December 4, 2006
Doctors hoping they would soon be able to prescribe a promising new heart drug for
their patients have received a shock.
Pharmaceutical giant Pfizer has suddenly suspended trials for torcetrapib, which many cadiologists believed to be a major tool to prevent heart attacks and strokes.
Pfizer issued a statement Saturday saying it would stop clinical trials immediately. Why? Call it the Vioxx example.
Pfizer said interim results of clinical trials involving 15,000 patients uncovered a significant side effect. The results show that patients taking torcetrapib in combination with Lipitor were more likely to die or have heart problems than those taking Lipitor alone.
Merck, which pulled Vioxx from the market in September 2004, faces thousands of law suits charging it knew long before that time that the drug increased the risk of heart attacks and strokes in patients taking it.
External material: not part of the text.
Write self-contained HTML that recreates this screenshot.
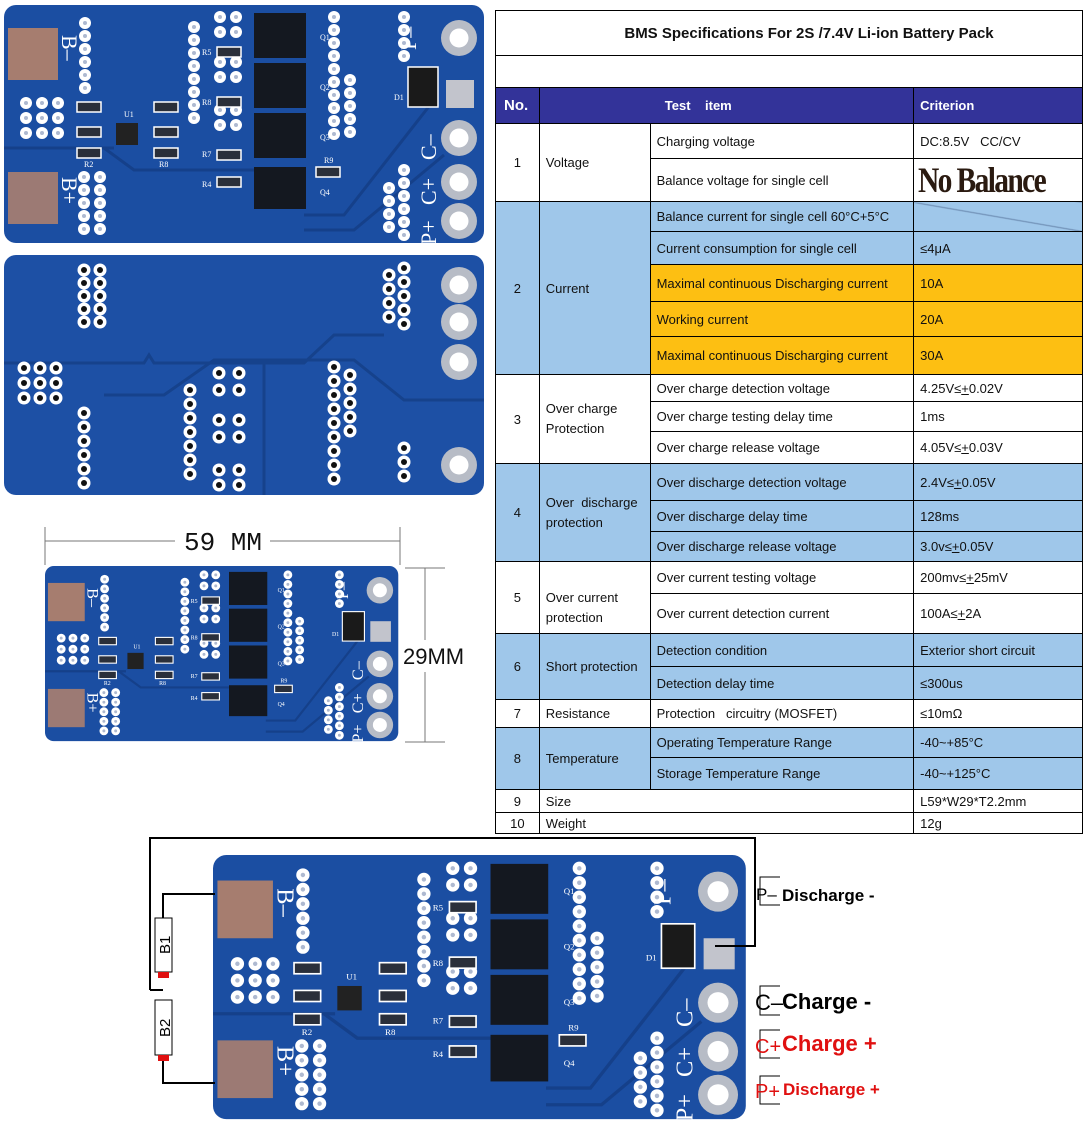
<!DOCTYPE html>
<html><head><meta charset="utf-8"><style>
body{margin:0;width:1085px;height:1124px;background:#fff;position:relative;overflow:hidden;font-family:"Liberation Sans",Arial,sans-serif}
#t{position:absolute;left:495px;top:10px;border-collapse:collapse;width:588px;font-size:13px;color:#111}
#t td{border:1px solid #000;padding:0 0 0 6px;white-space:nowrap}
.b{background:#9fc7ea}.o{background:#fdbf12}
.h td{background:#333399;color:#fff;font-weight:bold}
.c{text-align:center;padding:0!important}
svg{position:absolute;left:0;top:0}
</style></head><body>
<svg width="1085" height="1124" viewBox="0 0 1085 1124">
<defs>
<g id="v"><circle r="6" fill="#fff"/><circle r="2" fill="#aeb9d0"/></g>
<g id="w"><circle r="6.5" fill="#fff"/><circle r="3" fill="#111"/></g>
<g id="p"><circle r="18" fill="#b7bcc6"/><circle r="9.5" fill="#fff"/></g>
<g id="s"><rect width="24" height="10" fill="#2a2f3a" stroke="#fff" stroke-width="1.5"/></g>
<g id="brd">
<rect width="480" height="238" rx="12" fill="#1b4ea2"/>
<path d="M0 143H100L130 165H255M300 210H340L430 95M300 225H350L440 150M60 143H110" stroke="#15408a" stroke-width="3" fill="none"/>
<rect x="4" y="23" width="50" height="52" fill="#a67d6f"/>
<rect x="4" y="167" width="50" height="52" fill="#9c7a74"/>
<g fill="#fff" font-family="Liberation Serif,serif" font-size="22">
<text transform="translate(58,30) rotate(90)">B–</text>
<text transform="translate(58,172) rotate(90)">B+</text>
<text transform="translate(412,45) rotate(-90)">P–</text>
<text transform="translate(432,155) rotate(-90)">C–</text>
<text transform="translate(432,200) rotate(-90)">C+</text>
<text transform="translate(432,240) rotate(-90)">P+</text>
</g>
<g fill="#fff" font-family="Liberation Serif,serif" font-size="8">
<text x="120" y="112">U1</text><text x="198" y="50">R5</text><text x="198" y="100">R8</text><text x="198" y="152">R7</text><text x="198" y="182">R4</text><text x="80" y="162">R2</text><text x="155" y="162">R8</text><text x="320" y="158">R9</text><text x="316" y="35">Q1</text><text x="316" y="85">Q2</text><text x="316" y="135">Q3</text><text x="316" y="190">Q4</text><text x="390" y="95">D1</text>
</g>
<use href="#v" x="81" y="18"/><use href="#v" x="81" y="31"/><use href="#v" x="81" y="44"/><use href="#v" x="81" y="57"/><use href="#v" x="81" y="70"/><use href="#v" x="81" y="83"/>
<use href="#v" x="80" y="172"/><use href="#v" x="80" y="185"/><use href="#v" x="80" y="198"/><use href="#v" x="80" y="211"/><use href="#v" x="80" y="224"/>
<use href="#v" x="96" y="172"/><use href="#v" x="96" y="185"/><use href="#v" x="96" y="198"/><use href="#v" x="96" y="211"/><use href="#v" x="96" y="224"/>
<use href="#v" x="22" y="98"/><use href="#v" x="38" y="98"/><use href="#v" x="54" y="98"/><use href="#v" x="22" y="113"/><use href="#v" x="38" y="113"/><use href="#v" x="54" y="113"/><use href="#v" x="22" y="128"/><use href="#v" x="38" y="128"/><use href="#v" x="54" y="128"/>
<use href="#v" x="190" y="22"/><use href="#v" x="190" y="35"/><use href="#v" x="190" y="48"/><use href="#v" x="190" y="61"/><use href="#v" x="190" y="74"/><use href="#v" x="190" y="87"/><use href="#v" x="190" y="100"/><use href="#v" x="190" y="113"/>
<use href="#v" x="216" y="12"/><use href="#v" x="232" y="12"/><use href="#v" x="216" y="27"/><use href="#v" x="232" y="27"/><use href="#v" x="216" y="57"/><use href="#v" x="232" y="57"/><use href="#v" x="216" y="72"/><use href="#v" x="232" y="72"/><use href="#v" x="216" y="105"/><use href="#v" x="232" y="105"/><use href="#v" x="216" y="120"/><use href="#v" x="232" y="120"/>
<use href="#v" x="330" y="12"/><use href="#v" x="330" y="25"/><use href="#v" x="330" y="38"/><use href="#v" x="330" y="51"/><use href="#v" x="330" y="64"/><use href="#v" x="330" y="77"/><use href="#v" x="330" y="90"/><use href="#v" x="330" y="103"/><use href="#v" x="330" y="116"/><use href="#v" x="330" y="129"/>
<use href="#v" x="346" y="75"/><use href="#v" x="346" y="88"/><use href="#v" x="346" y="101"/><use href="#v" x="346" y="114"/><use href="#v" x="346" y="127"/>
<use href="#v" x="400" y="12"/><use href="#v" x="400" y="25"/><use href="#v" x="400" y="38"/><use href="#v" x="400" y="51"/>
<use href="#v" x="385" y="183"/><use href="#v" x="385" y="196"/><use href="#v" x="385" y="209"/><use href="#v" x="385" y="222"/>
<use href="#v" x="400" y="165"/><use href="#v" x="400" y="178"/><use href="#v" x="400" y="191"/><use href="#v" x="400" y="204"/><use href="#v" x="400" y="217"/><use href="#v" x="400" y="230"/>
<use href="#s" x="73" y="97"/><use href="#s" x="73" y="122"/><use href="#s" x="73" y="143"/><use href="#s" x="150" y="97"/><use href="#s" x="150" y="122"/><use href="#s" x="150" y="143"/><use href="#s" x="213" y="42"/><use href="#s" x="213" y="92"/><use href="#s" x="213" y="145"/><use href="#s" x="213" y="172"/><use href="#s" x="312" y="162"/>
<rect x="112" y="118" width="22" height="22" fill="#222"/>
<rect x="250" y="8" width="52" height="45" fill="#141820"/><rect x="250" y="58" width="52" height="45" fill="#141820"/><rect x="250" y="108" width="52" height="45" fill="#141820"/><rect x="250" y="162" width="52" height="42" fill="#141820"/>
<rect x="404" y="62" width="30" height="40" fill="#1a1a1a" stroke="#fff" stroke-width="1.5"/>
<rect x="442" y="75" width="28" height="28" fill="#c2c4cc"/>
<use href="#p" x="455" y="33"/><use href="#p" x="455" y="133"/><use href="#p" x="455" y="177"/><use href="#p" x="455" y="216"/>
</g>
</defs>
<use href="#brd" transform="translate(4,5)"/>
<g transform="translate(4,255)">
<rect width="480" height="240" rx="12" fill="#1d50a5"/>
<path d="M0 108H140L145 100L150 108H300L330 80H380M100 140H160L210 105H350L400 145H480M260 105V240" stroke="#16428c" stroke-width="3" fill="none"/>
<use href="#w" x="80" y="15"/><use href="#w" x="80" y="28"/><use href="#w" x="80" y="41"/><use href="#w" x="80" y="54"/><use href="#w" x="80" y="67"/><use href="#w" x="96" y="15"/><use href="#w" x="96" y="28"/><use href="#w" x="96" y="41"/><use href="#w" x="96" y="54"/><use href="#w" x="96" y="67"/>
<use href="#w" x="20" y="113"/><use href="#w" x="36" y="113"/><use href="#w" x="52" y="113"/><use href="#w" x="20" y="128"/><use href="#w" x="36" y="128"/><use href="#w" x="52" y="128"/><use href="#w" x="20" y="143"/><use href="#w" x="36" y="143"/><use href="#w" x="52" y="143"/>
<use href="#w" x="80" y="158"/><use href="#w" x="80" y="172"/><use href="#w" x="80" y="186"/><use href="#w" x="80" y="200"/><use href="#w" x="80" y="214"/><use href="#w" x="80" y="228"/>
<use href="#w" x="186" y="135"/><use href="#w" x="186" y="149"/><use href="#w" x="186" y="163"/><use href="#w" x="186" y="177"/><use href="#w" x="186" y="191"/><use href="#w" x="186" y="205"/><use href="#w" x="186" y="219"/>
<use href="#w" x="215" y="118"/><use href="#w" x="235" y="118"/><use href="#w" x="215" y="135"/><use href="#w" x="235" y="135"/><use href="#w" x="215" y="165"/><use href="#w" x="235" y="165"/><use href="#w" x="215" y="182"/><use href="#w" x="235" y="182"/><use href="#w" x="215" y="215"/><use href="#w" x="235" y="215"/><use href="#w" x="215" y="230"/><use href="#w" x="235" y="230"/>
<use href="#w" x="330" y="112"/><use href="#w" x="330" y="126"/><use href="#w" x="330" y="140"/><use href="#w" x="330" y="154"/><use href="#w" x="330" y="168"/><use href="#w" x="330" y="182"/><use href="#w" x="330" y="196"/><use href="#w" x="330" y="210"/><use href="#w" x="330" y="224"/>
<use href="#w" x="346" y="120"/><use href="#w" x="346" y="134"/><use href="#w" x="346" y="148"/><use href="#w" x="346" y="162"/><use href="#w" x="346" y="176"/>
<use href="#w" x="385" y="20"/><use href="#w" x="385" y="34"/><use href="#w" x="385" y="48"/><use href="#w" x="385" y="62"/><use href="#w" x="400" y="13"/><use href="#w" x="400" y="27"/><use href="#w" x="400" y="41"/><use href="#w" x="400" y="55"/><use href="#w" x="400" y="69"/>
<use href="#w" x="400" y="193"/><use href="#w" x="400" y="207"/><use href="#w" x="400" y="221"/>
<use href="#p" x="455" y="30"/><use href="#p" x="455" y="67"/><use href="#p" x="455" y="107"/><use href="#p" x="455" y="210"/>
</g>
<!-- dimension drawing -->
<g stroke="#777" stroke-width="1" fill="none">
<path d="M45 527V565M400 527V565M45 541H175M270 541H400M405 568H445M405 742H445M425 568V640M425 672V742"/>
</g>
<text x="184" y="550" font-family="Liberation Mono,monospace" font-size="26" fill="#111">59 MM</text>
<text x="403" y="664" font-family="Liberation Sans,sans-serif" font-size="22" fill="#111">29MM</text>
<use href="#brd" transform="translate(45,566) scale(0.736)"/>
<!-- bottom wiring -->
<use href="#brd" transform="translate(213,855) scale(1.11)"/>
<g stroke="#000" stroke-width="2" fill="none">
<path d="M150 990V838H755V946H715"/>
<path d="M150 990H163M163 918V894H215M163 1056V1083H215"/>
</g>
<rect x="155" y="918" width="17" height="54" fill="#fff" stroke="#000"/>
<rect x="158" y="972" width="11" height="6" fill="#e01010"/>
<rect x="155" y="1000" width="17" height="55" fill="#fff" stroke="#000"/>
<rect x="158" y="1055" width="11" height="6" fill="#e01010"/>
<text transform="translate(170,954) rotate(-90)" font-size="15" font-family="Liberation Sans,sans-serif" fill="#000">B1</text>
<text transform="translate(170,1037) rotate(-90)" font-size="15" font-family="Liberation Sans,sans-serif" fill="#000">B2</text>
<g stroke="#000" fill="none" stroke-width="1"><path d="M780 877H760V905H780M780 986H760V1015H780M780 1030H760V1058H780M780 1076H760V1104H780"/></g>
<g font-family="Liberation Sans,sans-serif">
<text x="756" y="900" font-size="17">P–</text><text x="782" y="901" font-size="17" font-weight="bold">Discharge -</text>
<text x="755" y="1010" font-size="22">C–</text><text x="782" y="1009" font-size="22" font-weight="bold">Charge -</text>
<text x="755" y="1053" font-size="20" fill="#e01010">C+</text><text x="782" y="1051" font-size="22" font-weight="bold" fill="#e01010">Charge +</text>
<text x="755" y="1098" font-size="20" fill="#e01010">P+</text><text x="783" y="1095" font-size="17" font-weight="bold" fill="#e01010">Discharge +</text>
</g>
</svg>
<table id="t">
<colgroup><col style="width:44px"><col style="width:111px"><col style="width:264px"><col style="width:169px"></colgroup>
<tr style="height:45px"><td colspan="4" style="text-align:center;font-weight:bold;font-size:15px;padding-left:40px!important">BMS Specifications For 2S /7.4V Li-ion Battery Pack</td></tr>
<tr style="height:32px"><td colspan="4"></td></tr>
<tr class="h" style="height:36px"><td style="font-size:15px;padding-left:8px">No.</td><td colspan="2" style="padding-left:125px">Test &nbsp;&nbsp; item</td><td>Criterion</td></tr>
<tr style="height:35px"><td rowspan="2" class="c">1</td><td rowspan="2">Voltage</td><td>Charging voltage</td><td>DC:8.5V &nbsp;&nbsp;CC/CV</td></tr>
<tr style="height:42px"><td>Balance voltage for single cell</td><td style="padding:0 0 0 4px;font-family:'Liberation Serif',serif;font-weight:bold;font-size:36px;color:#2a1a10;letter-spacing:-2px"><span style="display:inline-block;transform:scaleX(0.82);transform-origin:left">No Balance</span></td></tr>
<tr class="b" style="height:30px"><td rowspan="5" class="c">2</td><td rowspan="5">Current</td><td>Balance current for single cell 60°C+5°C</td><td style="background:linear-gradient(to top right,#9fc7ea 48%,#6f8fb5 50%,#9fc7ea 52%)"></td></tr>
<tr class="b" style="height:33px"><td>Current consumption for single cell</td><td>≤4μA</td></tr>
<tr class="o" style="height:37px"><td>Maximal continuous Discharging current</td><td>10A</td></tr>
<tr class="o" style="height:35px"><td>Working current</td><td>20A</td></tr>
<tr class="o" style="height:38px"><td>Maximal continuous Discharging current</td><td>30A</td></tr>
<tr style="height:27px"><td rowspan="3" class="c">3</td><td rowspan="3" style="white-space:normal;line-height:20px">Over charge Protection</td><td>Over charge detection voltage</td><td>4.25V≤<u>+</u>0.02V</td></tr>
<tr style="height:30px"><td>Over charge testing delay time</td><td>1ms</td></tr>
<tr style="height:32px"><td>Over charge release voltage</td><td>4.05V≤<u>+</u>0.03V</td></tr>
<tr class="b" style="height:37px"><td rowspan="3" class="c">4</td><td rowspan="3" style="white-space:normal;line-height:20px">Over &nbsp;discharge protection</td><td>Over discharge detection voltage</td><td>2.4V≤<u>+</u>0.05V</td></tr>
<tr class="b" style="height:31px"><td>Over discharge delay time</td><td>128ms</td></tr>
<tr class="b" style="height:30px"><td>Over discharge release voltage</td><td>3.0v≤<u>+</u>0.05V</td></tr>
<tr style="height:32px"><td rowspan="2" class="c">5</td><td rowspan="2" style="white-space:normal;line-height:20px;padding-top:20px">Over current protection</td><td>Over current testing voltage</td><td>200mv≤<u>+</u>25mV</td></tr>
<tr style="height:40px"><td>Over current detection current</td><td>100A≤<u>+</u>2A</td></tr>
<tr class="b" style="height:33px"><td rowspan="2" class="c">6</td><td rowspan="2">Short protection</td><td>Detection condition</td><td>Exterior short circuit</td></tr>
<tr class="b" style="height:33px"><td>Detection delay time</td><td>≤300us</td></tr>
<tr style="height:28px"><td class="c">7</td><td>Resistance</td><td>Protection &nbsp;&nbsp;circuitry (MOSFET)</td><td>≤10mΩ</td></tr>
<tr class="b" style="height:30px"><td rowspan="2" class="c">8</td><td rowspan="2">Temperature</td><td>Operating Temperature Range</td><td>-40~+85°C</td></tr>
<tr class="b" style="height:32px"><td>Storage Temperature Range</td><td>-40~+125°C</td></tr>
<tr style="height:23px"><td class="c">9</td><td colspan="2">Size</td><td>L59*W29*T2.2mm</td></tr>
<tr style="height:21px"><td class="c">10</td><td colspan="2">Weight</td><td>12g</td></tr>
</table>
</body></html>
Torcetrapib is designed to be taken in combination with other cardiovascular drugs, such as Lipitor and Zocor. Its most promising feature, doctors say, was its ability to raise good cholesterol levels.
Prior to thes announcement, some concerns had surfaced about torcetrapib.
Some cardiologists had sounded the alarm, noting that it appeared to raise blood pressure in many of the patients taking it. However, Pfizer brushed off the concerns, confidently predicting that clinical trials would prove those concerns to be unfounded.